クリックという仕組みがあり、特定のリンクとページのメソッドを紐づけることができます。同じURL=ページクラスで機能や画面を変えるときに利用します。例えば記事ページ記事リソースをreadし表示しているが、"delete"イベントが発生すると delete操作が行われ、”削除しました"画面が出るといった具合です。またリダイレクト時も仮想的なリンクを"クリック"してページ移動できます。
onで始まるページクラスのメソッド(ページハンドラと呼びます)がBEARからコールされ実行されます。
メソッド名 | 動作 |
---|---|
onInject() | インジェクションハンドラ |
onInit(array $args) | 初期化ハンドラ |
onOutput() | 出力ハンドラ |
onAction(array $submit) | アクションハンドラ |
onClick() | アクティブリンクハンドラ |
onException(Exception $e) | 例外ハンドラ |
基本はonInject()。onInit()、onOutput()がコールされページが出力されます。これにクリック、認証、フォームサブミットなどが加わるとそれぞれのハンドラがコールされます。
ページクラスが持つメソッドは多くありません。主要なものはこれだけです。
メソッド | 動作 |
---|---|
set($key, $values) | ページにリソースや変数をセットする |
display($tpl) | セットされたものにページテンプレートを適用してHTML表示する |
ページクラス名にはURLをクラス名にして頭にPage_をつけたものを指定します。URLが/user/entyry/index.phpならPage_User_Entry_Indexです。イベント定義したPageクラスをBEAR_Mainを継承したApp_Mainクラスで実行(run)します。
ページが必要とする引数やオブジェクトをこのハンドラで準備します。BEAR_Mainのオプションでインジェクトハンドラを切り替える事が可能です。
インジェクションハンドラで用意(注入)された変数やオブジェクトを使ってページ出力に必要な変数を準備します。 外部リソースを読み取り、リソースをset()メソッドでセットします。
onInit()ハンドラでsetされた値やリソースを出力します。 display()メソッドでSmartyを使用したHTMLページ出力になります。
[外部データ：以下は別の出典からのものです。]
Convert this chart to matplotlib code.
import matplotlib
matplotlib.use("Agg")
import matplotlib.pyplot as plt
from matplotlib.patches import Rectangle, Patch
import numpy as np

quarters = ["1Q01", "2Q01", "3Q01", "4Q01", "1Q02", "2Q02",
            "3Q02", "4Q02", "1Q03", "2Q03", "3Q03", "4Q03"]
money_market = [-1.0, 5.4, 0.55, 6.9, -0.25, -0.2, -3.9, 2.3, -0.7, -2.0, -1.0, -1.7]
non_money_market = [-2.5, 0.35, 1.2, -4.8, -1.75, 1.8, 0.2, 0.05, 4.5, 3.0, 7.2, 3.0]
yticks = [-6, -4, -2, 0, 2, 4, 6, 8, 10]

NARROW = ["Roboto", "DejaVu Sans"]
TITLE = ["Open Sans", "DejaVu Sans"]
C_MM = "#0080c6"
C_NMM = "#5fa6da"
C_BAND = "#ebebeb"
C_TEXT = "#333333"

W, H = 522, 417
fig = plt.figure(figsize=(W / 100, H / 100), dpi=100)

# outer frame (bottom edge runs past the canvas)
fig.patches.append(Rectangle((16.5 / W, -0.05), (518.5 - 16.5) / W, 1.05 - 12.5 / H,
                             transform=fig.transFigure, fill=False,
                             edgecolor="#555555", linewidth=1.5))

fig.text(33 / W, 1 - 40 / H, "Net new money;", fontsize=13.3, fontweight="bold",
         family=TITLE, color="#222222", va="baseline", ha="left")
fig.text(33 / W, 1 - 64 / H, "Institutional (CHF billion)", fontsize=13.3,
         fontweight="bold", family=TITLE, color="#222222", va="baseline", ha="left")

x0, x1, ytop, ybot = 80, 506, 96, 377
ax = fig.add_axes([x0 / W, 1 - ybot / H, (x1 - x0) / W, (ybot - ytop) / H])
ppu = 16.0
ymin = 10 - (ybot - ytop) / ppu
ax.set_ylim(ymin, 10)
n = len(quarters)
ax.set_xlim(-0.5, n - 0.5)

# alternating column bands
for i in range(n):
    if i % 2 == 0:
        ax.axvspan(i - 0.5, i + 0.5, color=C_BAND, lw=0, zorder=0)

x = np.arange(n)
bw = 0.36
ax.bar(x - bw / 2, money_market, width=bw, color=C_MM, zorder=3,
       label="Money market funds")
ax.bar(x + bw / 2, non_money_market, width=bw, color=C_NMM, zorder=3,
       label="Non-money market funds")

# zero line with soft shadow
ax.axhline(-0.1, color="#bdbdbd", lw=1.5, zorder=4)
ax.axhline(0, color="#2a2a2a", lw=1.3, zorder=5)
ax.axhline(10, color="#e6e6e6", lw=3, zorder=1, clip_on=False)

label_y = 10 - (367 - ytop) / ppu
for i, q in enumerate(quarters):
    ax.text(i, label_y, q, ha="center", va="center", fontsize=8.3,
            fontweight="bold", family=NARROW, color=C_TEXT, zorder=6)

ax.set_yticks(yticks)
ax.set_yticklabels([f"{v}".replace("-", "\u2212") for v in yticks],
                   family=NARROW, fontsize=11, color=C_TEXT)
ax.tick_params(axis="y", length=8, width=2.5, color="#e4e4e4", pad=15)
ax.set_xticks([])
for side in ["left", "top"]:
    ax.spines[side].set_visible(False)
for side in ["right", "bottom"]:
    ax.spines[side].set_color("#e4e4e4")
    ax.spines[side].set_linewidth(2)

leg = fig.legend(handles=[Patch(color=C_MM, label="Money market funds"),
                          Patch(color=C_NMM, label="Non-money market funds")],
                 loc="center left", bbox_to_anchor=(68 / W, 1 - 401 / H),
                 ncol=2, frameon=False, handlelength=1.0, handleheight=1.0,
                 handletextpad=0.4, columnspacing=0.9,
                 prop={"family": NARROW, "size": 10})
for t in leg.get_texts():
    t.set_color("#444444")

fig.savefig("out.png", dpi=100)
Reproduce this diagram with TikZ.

output('json')やoutput('excel')で出力するとそれぞれAJAX用JSONサービス、エクセルファイルダウンロードとなります。
※initハンドラでは出力はできません。echoや不用意なincludeで出力されたものはデバックモードでは破線に囲まれ開発確認用に出力されますが、ライブモードでは全てキャンセルされます。
フォームからsubmitされた値ががフォームバリデーションOKの場合のみコールされます。$submitで渡された値をつかってリソース操作(create, update, delete)をします。
ページに特定のイベントのハンドラを記述します。例えば記事一覧リソースを表示しているページがあったとして、特定の記事の「消去」リンクをクリックしたとき等にコールされます。
通常、リソースリクエストでリソース側で例外が発生しても(例えばDB接続失敗)ページには空のリソースオブジェクトが返るだけですが、その例外処理をページでしたい場合(ユーザー登録失敗など)にはこのハンドラを用意することで対処できます。 受け取った例外をハンドラ内でthrowして再度catchして例外を特定します。